┌────────

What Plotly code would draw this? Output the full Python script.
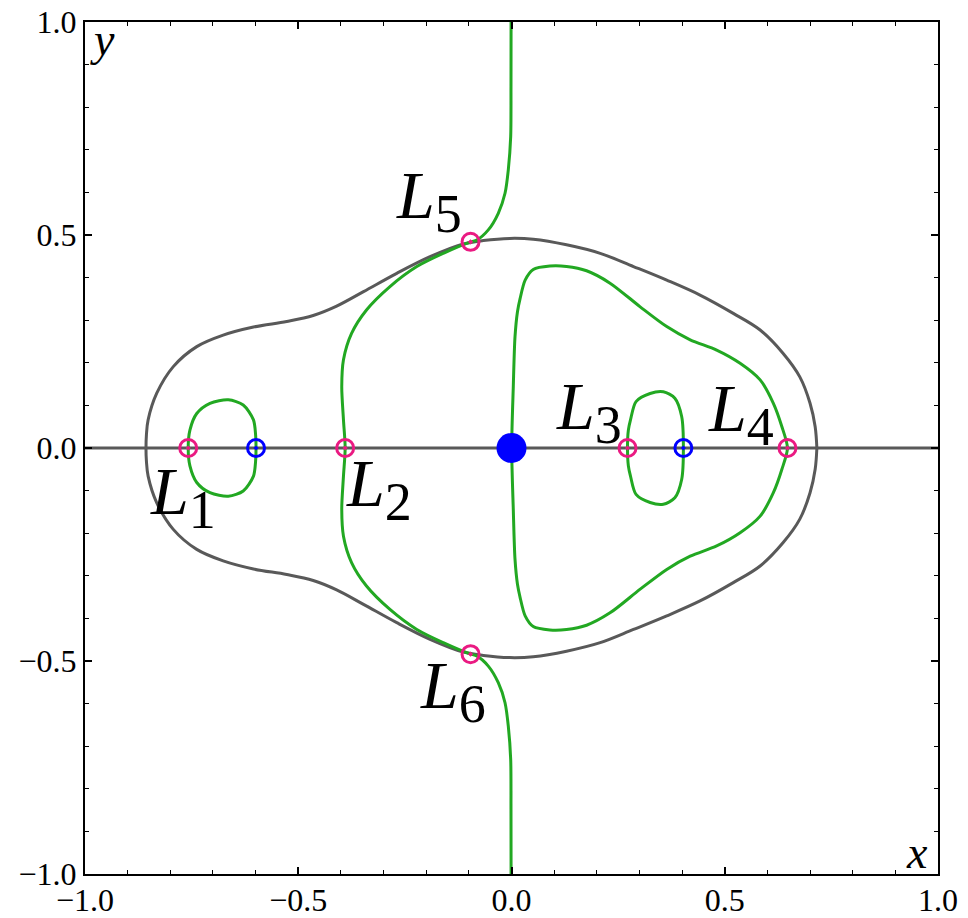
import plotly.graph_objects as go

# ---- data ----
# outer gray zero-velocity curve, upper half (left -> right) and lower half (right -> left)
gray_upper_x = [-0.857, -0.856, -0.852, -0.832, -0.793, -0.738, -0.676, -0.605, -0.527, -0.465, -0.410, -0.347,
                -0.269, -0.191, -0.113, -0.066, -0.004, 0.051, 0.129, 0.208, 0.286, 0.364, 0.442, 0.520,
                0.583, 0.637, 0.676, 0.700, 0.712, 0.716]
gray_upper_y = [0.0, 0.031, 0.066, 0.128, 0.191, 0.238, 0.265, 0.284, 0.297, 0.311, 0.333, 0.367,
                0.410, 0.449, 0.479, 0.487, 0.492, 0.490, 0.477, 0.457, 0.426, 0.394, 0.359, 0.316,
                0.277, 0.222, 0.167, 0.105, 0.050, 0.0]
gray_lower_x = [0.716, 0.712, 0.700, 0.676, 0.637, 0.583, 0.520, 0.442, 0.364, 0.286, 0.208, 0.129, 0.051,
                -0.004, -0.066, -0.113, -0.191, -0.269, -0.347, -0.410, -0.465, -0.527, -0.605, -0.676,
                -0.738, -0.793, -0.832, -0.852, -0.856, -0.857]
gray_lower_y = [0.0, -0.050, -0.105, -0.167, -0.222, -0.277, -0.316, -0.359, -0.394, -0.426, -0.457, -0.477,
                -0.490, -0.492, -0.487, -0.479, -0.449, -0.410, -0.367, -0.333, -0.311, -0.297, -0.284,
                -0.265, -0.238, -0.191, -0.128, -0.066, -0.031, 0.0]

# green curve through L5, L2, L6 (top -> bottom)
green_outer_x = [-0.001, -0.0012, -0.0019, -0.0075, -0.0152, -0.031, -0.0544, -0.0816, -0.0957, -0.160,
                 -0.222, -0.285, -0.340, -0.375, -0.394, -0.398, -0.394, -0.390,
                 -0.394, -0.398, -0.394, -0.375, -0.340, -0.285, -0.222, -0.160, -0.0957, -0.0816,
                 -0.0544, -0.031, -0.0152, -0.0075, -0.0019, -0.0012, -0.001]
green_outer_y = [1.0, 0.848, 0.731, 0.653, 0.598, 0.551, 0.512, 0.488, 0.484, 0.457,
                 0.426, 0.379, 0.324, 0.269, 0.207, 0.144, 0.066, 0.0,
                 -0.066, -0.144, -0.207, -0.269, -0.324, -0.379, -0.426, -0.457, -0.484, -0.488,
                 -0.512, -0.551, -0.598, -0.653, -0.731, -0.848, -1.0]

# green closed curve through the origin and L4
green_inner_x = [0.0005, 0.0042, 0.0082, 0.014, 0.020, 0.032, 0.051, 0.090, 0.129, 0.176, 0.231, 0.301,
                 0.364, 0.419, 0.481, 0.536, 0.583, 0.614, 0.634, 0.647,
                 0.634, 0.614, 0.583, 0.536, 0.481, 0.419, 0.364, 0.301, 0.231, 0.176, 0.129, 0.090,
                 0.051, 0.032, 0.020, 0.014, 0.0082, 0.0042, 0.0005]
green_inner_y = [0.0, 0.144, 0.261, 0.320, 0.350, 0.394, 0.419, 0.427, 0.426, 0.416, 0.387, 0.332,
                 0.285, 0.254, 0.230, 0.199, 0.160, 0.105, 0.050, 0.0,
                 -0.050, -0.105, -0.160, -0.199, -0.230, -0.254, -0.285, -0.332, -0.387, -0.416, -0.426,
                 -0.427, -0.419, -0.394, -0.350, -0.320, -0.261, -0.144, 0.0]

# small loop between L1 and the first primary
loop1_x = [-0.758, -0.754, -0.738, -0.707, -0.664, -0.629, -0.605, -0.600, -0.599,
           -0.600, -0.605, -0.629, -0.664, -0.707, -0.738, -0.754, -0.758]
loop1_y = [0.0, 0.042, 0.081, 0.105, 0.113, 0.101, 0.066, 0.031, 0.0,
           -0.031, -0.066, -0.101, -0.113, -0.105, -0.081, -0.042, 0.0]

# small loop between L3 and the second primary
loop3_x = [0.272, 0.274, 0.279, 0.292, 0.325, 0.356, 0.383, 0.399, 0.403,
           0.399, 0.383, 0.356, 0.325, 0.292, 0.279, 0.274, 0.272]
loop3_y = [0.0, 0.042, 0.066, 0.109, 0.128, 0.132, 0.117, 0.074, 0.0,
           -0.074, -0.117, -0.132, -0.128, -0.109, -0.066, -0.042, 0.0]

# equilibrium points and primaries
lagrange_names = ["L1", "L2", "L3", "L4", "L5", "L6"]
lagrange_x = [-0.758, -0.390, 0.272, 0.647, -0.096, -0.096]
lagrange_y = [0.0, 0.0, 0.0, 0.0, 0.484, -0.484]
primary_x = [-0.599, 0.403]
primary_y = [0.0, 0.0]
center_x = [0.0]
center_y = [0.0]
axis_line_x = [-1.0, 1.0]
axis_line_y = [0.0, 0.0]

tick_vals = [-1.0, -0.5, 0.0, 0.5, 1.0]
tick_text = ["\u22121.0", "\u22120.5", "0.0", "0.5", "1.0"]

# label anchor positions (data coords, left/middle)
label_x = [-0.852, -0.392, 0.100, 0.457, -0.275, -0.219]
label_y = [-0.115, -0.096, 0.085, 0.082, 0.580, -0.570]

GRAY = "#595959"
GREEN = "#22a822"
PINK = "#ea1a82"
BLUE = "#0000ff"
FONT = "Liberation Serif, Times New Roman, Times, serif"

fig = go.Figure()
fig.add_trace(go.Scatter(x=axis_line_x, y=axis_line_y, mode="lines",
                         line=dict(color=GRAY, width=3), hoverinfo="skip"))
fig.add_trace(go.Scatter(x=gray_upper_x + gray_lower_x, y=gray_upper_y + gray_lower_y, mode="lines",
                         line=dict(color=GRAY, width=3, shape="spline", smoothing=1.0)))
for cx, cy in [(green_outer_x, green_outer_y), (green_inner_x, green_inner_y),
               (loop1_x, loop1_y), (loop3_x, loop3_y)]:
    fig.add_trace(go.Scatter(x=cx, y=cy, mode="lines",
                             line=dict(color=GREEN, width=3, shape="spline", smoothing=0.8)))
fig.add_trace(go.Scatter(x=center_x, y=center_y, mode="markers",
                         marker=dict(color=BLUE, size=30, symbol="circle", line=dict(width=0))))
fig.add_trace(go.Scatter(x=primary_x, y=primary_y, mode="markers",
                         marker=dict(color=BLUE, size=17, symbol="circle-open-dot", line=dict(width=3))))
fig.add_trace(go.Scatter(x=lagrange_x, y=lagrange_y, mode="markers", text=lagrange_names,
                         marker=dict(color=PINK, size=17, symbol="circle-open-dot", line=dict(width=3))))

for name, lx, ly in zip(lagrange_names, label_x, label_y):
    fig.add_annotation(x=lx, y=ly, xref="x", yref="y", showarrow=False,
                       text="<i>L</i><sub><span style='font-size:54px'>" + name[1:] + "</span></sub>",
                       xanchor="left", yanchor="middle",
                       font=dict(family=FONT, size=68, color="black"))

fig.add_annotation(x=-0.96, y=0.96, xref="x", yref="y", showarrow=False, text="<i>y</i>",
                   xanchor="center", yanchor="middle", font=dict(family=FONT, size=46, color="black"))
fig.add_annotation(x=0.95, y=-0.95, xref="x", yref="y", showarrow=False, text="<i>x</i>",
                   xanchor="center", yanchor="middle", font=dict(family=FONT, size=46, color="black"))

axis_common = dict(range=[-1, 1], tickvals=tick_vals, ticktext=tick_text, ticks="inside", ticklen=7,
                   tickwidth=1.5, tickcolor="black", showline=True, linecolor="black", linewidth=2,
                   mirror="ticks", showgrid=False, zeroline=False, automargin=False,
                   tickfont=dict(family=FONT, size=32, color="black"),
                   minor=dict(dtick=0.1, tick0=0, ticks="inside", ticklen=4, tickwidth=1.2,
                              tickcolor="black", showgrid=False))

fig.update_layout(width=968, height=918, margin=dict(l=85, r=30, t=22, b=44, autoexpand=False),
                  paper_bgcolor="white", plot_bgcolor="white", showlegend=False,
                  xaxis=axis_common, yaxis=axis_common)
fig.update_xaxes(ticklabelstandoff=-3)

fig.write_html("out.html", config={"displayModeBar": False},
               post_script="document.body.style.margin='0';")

└────────

Begin at the first line of the data above and repeat each line exactly, stopping after the line containing "import plotly.graph_objects as go". Omit the pictures.

RESPONSE TO THE EXERCISE
What Plotly code would draw this? Output the full Python script.
import plotly.graph_objects as go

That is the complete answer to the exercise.